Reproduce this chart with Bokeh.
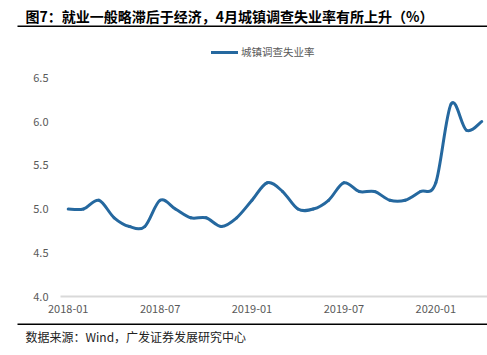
from bokeh.plotting import figure
from bokeh.models import (ColumnDataSource, Range1d, FixedTicker, Legend, LegendItem)
from bokeh.core.properties import value
from bokeh.embed import file_html
from bokeh.resources import INLINE
import numpy as np

# ---- data ----
months = ["2018-01", "2018-02", "2018-03", "2018-04", "2018-05", "2018-06",
          "2018-07", "2018-08", "2018-09", "2018-10", "2018-11", "2018-12",
          "2019-01", "2019-02", "2019-03", "2019-04", "2019-05", "2019-06",
          "2019-07", "2019-08", "2019-09", "2019-10", "2019-11", "2019-12",
          "2020-01", "2020-02", "2020-03", "2020-04"]
rate = [5.0, 5.0, 5.1, 4.9, 4.8, 4.8,
        5.1, 5.0, 4.9, 4.9, 4.8, 4.9,
        5.1, 5.3, 5.2, 5.0, 5.0, 5.1,
        5.3, 5.2, 5.2, 5.1, 5.1, 5.2,
        5.3, 6.2, 5.9, 6.0]
tick_labels = ["2018-01", "2018-07", "2019-01", "2019-07", "2020-01"]
y_ticks = [4.0, 4.5, 5.0, 5.5, 6.0, 6.5]
series_name = "城镇调查失业率"
title_text = "图7：就业一般略滞后于经济，4月城镇调查失业率有所上升（%）"
source_text = "数据来源：Wind，广发证券发展研究中心"

FONT = "Noto Sans CJK SC"
W, H = 487, 355
LINE_COLOR = "#25689f"
LABEL_COLOR = "#595959"

# pixel geometry of the plotting area (canvas pixels)
X0_PX, DX_PX = 67.7, 15.317      # first month position, px per month
Y4_PX, DY_PX = 296.0, 87.48      # position of 4.0, px per unit

# ---- smooth line as bezier segments through the data points ----
xi = np.arange(len(rate), dtype=float)
yv = np.array(rate, dtype=float)
n = len(yv)
x0, y0, x1, y1, cx0, cy0, cx1, cy1 = [], [], [], [], [], [], [], []
for i in range(n - 1):
    pm = max(i - 1, 0)
    pp = min(i + 2, n - 1)
    x0.append(xi[i]); y0.append(yv[i])
    x1.append(xi[i + 1]); y1.append(yv[i + 1])
    cx0.append(xi[i] + (xi[i + 1] - xi[pm]) / 6.0)
    cy0.append(yv[i] + (yv[i + 1] - yv[pm]) / 6.0)
    cx1.append(xi[i + 1] - (xi[pp] - xi[i]) / 6.0)
    cy1.append(yv[i + 1] - (yv[pp] - yv[i]) / 6.0)
src = ColumnDataSource(dict(x0=x0, y0=y0, x1=x1, y1=y1, cx0=cx0, cy0=cy0, cx1=cx1, cy1=cy1))

xr = Range1d(-X0_PX / DX_PX, (W - X0_PX) / DX_PX)
yr = Range1d(4.0 - (H - Y4_PX) / DY_PX, 4.0 + Y4_PX / DY_PX)
x_left = -0.5  # left edge of the plot area (x = 60 px)

p = figure(width=W, height=H, output_backend="svg", toolbar_location=None,
           x_range=xr, y_range=yr,
           min_border_left=0, min_border_right=0, min_border_top=0,
           min_border_bottom=0)
p.outline_line_color = None
p.grid.visible = False
p.background_fill_color = "white"
p.border_fill_color = "white"
p.extra_x_ranges = {"px": Range1d(0, W)}
p.extra_y_ranges = {"px": Range1d(H, 0)}

r = p.bezier(x0="x0", y0="y0", x1="x1", y1="y1", cx0="cx0", cy0="cy0",
             cx1="cx1", cy1="cy1", source=src, line_color=LINE_COLOR,
             line_width=3, line_cap="round", line_join="round")

xa = p.xaxis[0]
xa.fixed_location = 4.0
xa.bounds = (x_left, xr.end)
xa.ticker = FixedTicker(ticks=[months.index(t) for t in tick_labels])
xa.major_label_overrides = {months.index(t): t for t in tick_labels}
xa.axis_line_color = "#d9d9d9"
xa.axis_line_width = 2
xa.major_tick_line_color = None
xa.minor_tick_line_color = None
xa.major_tick_in = 0
xa.major_tick_out = 0
xa.major_label_text_font = FONT
xa.major_label_text_font_size = "11px"
xa.major_label_text_color = LABEL_COLOR
xa.major_label_standoff = 8

ya = p.yaxis[0]
ya.fixed_location = x_left
ya.ticker = FixedTicker(ticks=y_ticks)
ya.major_label_overrides = {t: f"{t:.1f}" for t in y_ticks}
ya.axis_line_color = None
ya.major_tick_line_color = None
ya.minor_tick_line_color = None
ya.major_tick_in = 0
ya.major_tick_out = 0
ya.major_label_text_font = FONT
ya.major_label_text_font_size = "11px"
ya.major_label_text_color = LABEL_COLOR
ya.major_label_standoff = 12

legend = Legend(items=[LegendItem(label=series_name, renderers=[r])],
                location=(211, 296), orientation="horizontal",
                label_text_font=FONT, label_text_font_size="10.5px",
                label_text_color=LABEL_COLOR, glyph_width=27, glyph_height=14,
                label_height=14, label_standoff=3, padding=3, margin=0,
                border_line_color=None, background_fill_alpha=0)
p.add_layout(legend)

# ---- header / footer in canvas-pixel range ----
p.text(x=[25], y=[15.5], text=[title_text], text_font=value(FONT),
       text_font_size="14px", text_font_style="bold", text_color="#000000",
       text_baseline="middle", text_align="left",
       x_range_name="px", y_range_name="px")
p.segment(x0=[17, 17], y0=[25.7, 323.7], x1=[W, W], y1=[25.7, 323.7],
          line_color="#000000", line_width=1.5,
          x_range_name="px", y_range_name="px")
p.text(x=[25], y=[336], text=[source_text], text_font=value(FONT),
       text_font_size="12px", text_color="#222222",
       text_baseline="middle", text_align="left",
       x_range_name="px", y_range_name="px")

open("out.html", "w").write(file_html(p, INLINE))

----------------------------------------

== Directive ==
Exactly as written, please give again the lines from the beginning of the listing through the line containing "import numpy as np", inclusive, without any pictures.

== Complete output ==
Reproduce this chart with Bokeh.
from bokeh.plotting import figure
from bokeh.models import (ColumnDataSource, Range1d, FixedTicker, Legend, LegendItem)
from bokeh.core.properties import value
from bokeh.embed import file_html
from bokeh.resources import INLINE
import numpy as np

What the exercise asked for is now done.